Thursday, November 6, 2008


On the way home from work last night, I was with my mom (my car has been sold, and I'm finally getting my new car in about a week) and she was driving. A lorry came out too late on the road, and my mom swerved to avoid it, hitting a pole on the right side of the car... with me in it's path.



Here's where it gets complicated. I have a glass gash underneath my left eye. I have a bruised nose bone... or whatever it's called that's in between your eyes. I have a bruise on my neck, and a glass gash in my chin. I hit the A-Pillar with a big thunk just as the windshield was breaking. I was told by the paramedic that I was lucky none of the glass had gotten in my eyes. I did however suffer a bruised nerve in my eyelid.

The complicated part of all of this is that I have a date in approximately 2 hours. With a gorgeous girl...

Now what do I tell her when I'm supposed to meet up with her? Do I ask her to do it for another time? Or do I just try and act like I don't look like the biggest loser ever. What do I do??

Argh.

Monday, November 3, 2008

Part 2.

"And I would have come to meet you if my mom wasn't there"

DO YOU READ MY BLOG?

DO YOU FOLLOW WHAT I DO?

Am I HONESTLY supposed to believe that you care?

I spent 20 monthes looking and waiting for you. I loved you with all of my heart.

Everything I did... it was for you. I have gifts I never gave you... cards I never sent you... letters you never got to read. I made an effort, EVEN after I told you I didn't want to speak to you.. to come into Toronto for 2 hours with a friend (Whom I paid to do this for me) to come and see you, and try and resolve something, or try and just talk.

You don't care about me. You strung me along worse then a lasso to a horse. Not to mention the fact that you did lie to me, before you went to LA, when you said you would follow God's path, and not be pursuaded by boys. Funny how you met a "nice guy" in LA eh?

How often did you tell me you would "never go back to Alex. Trust me Steve."

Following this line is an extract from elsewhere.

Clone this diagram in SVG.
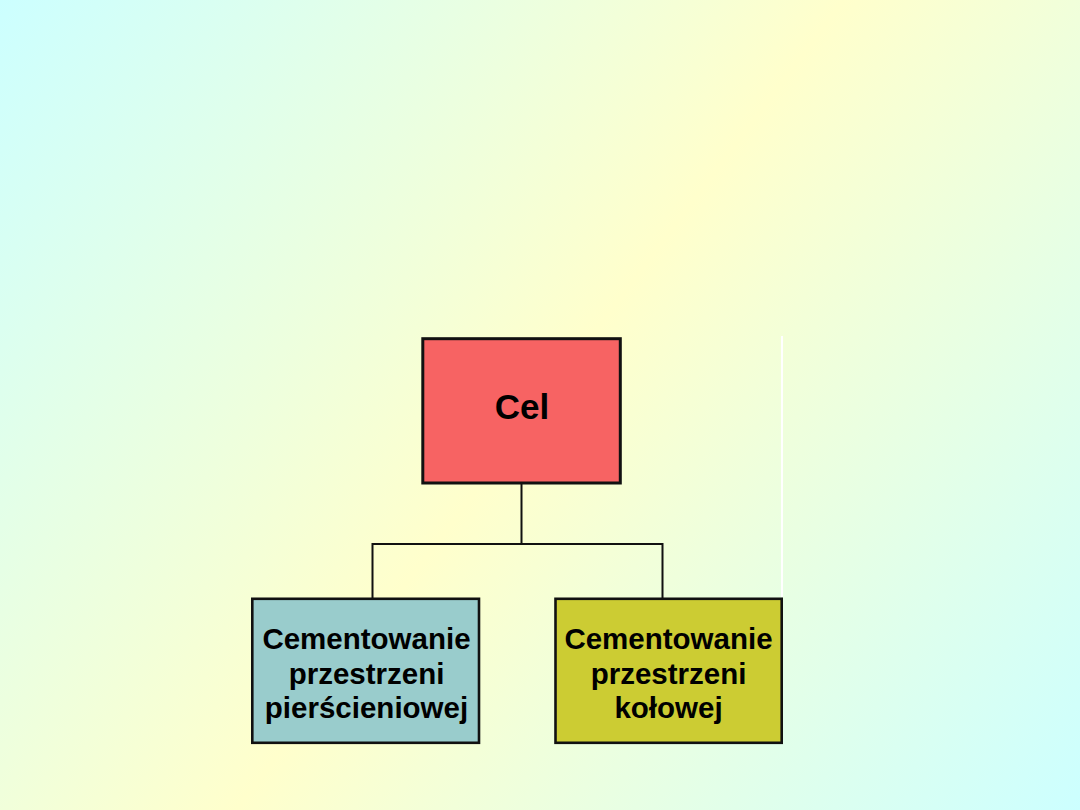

Yeah that was a truthful speech to eh?

And I'm supposed to believe you now? AT least I backed up everything I said, and if you didn't believe me, that's ok, at least I knew I was right. And you knew the truth.

I don't even know why I write this. You're not worth my time.

Be sure to forward me your address so I can send you all the memories and momentums and gifts I never gave you.

Cause I just don't want to think of you anymore. You just damn well broke my heart to damn much.

I waited 20 monthes.

I loved you from the moment I laid my eyes on you.

And you tore me down.

I think I regret ever meeting you Casey Beauchamp.

OH SHE SWEARS SHE WASNT LYING.

How arrogant can a person be? That is the question I ask myself everytime I think of Casey Beauchamp.

Somehow, in the great equation of things, this girl decided that her life was more important than everyone elses.

I'm so sick and tired of caring for her. I'm so sick and tired of thinking of her. She doesn't know how to USSEEE the new facebook. Apparently she doesn't want to go for a coffee either, and talk things over while I'm in her damn town.

I try my best to give her chances. And even though my best is somewhat meager.. I still try.

She doesn't care about me anymore. WHY should I care about her?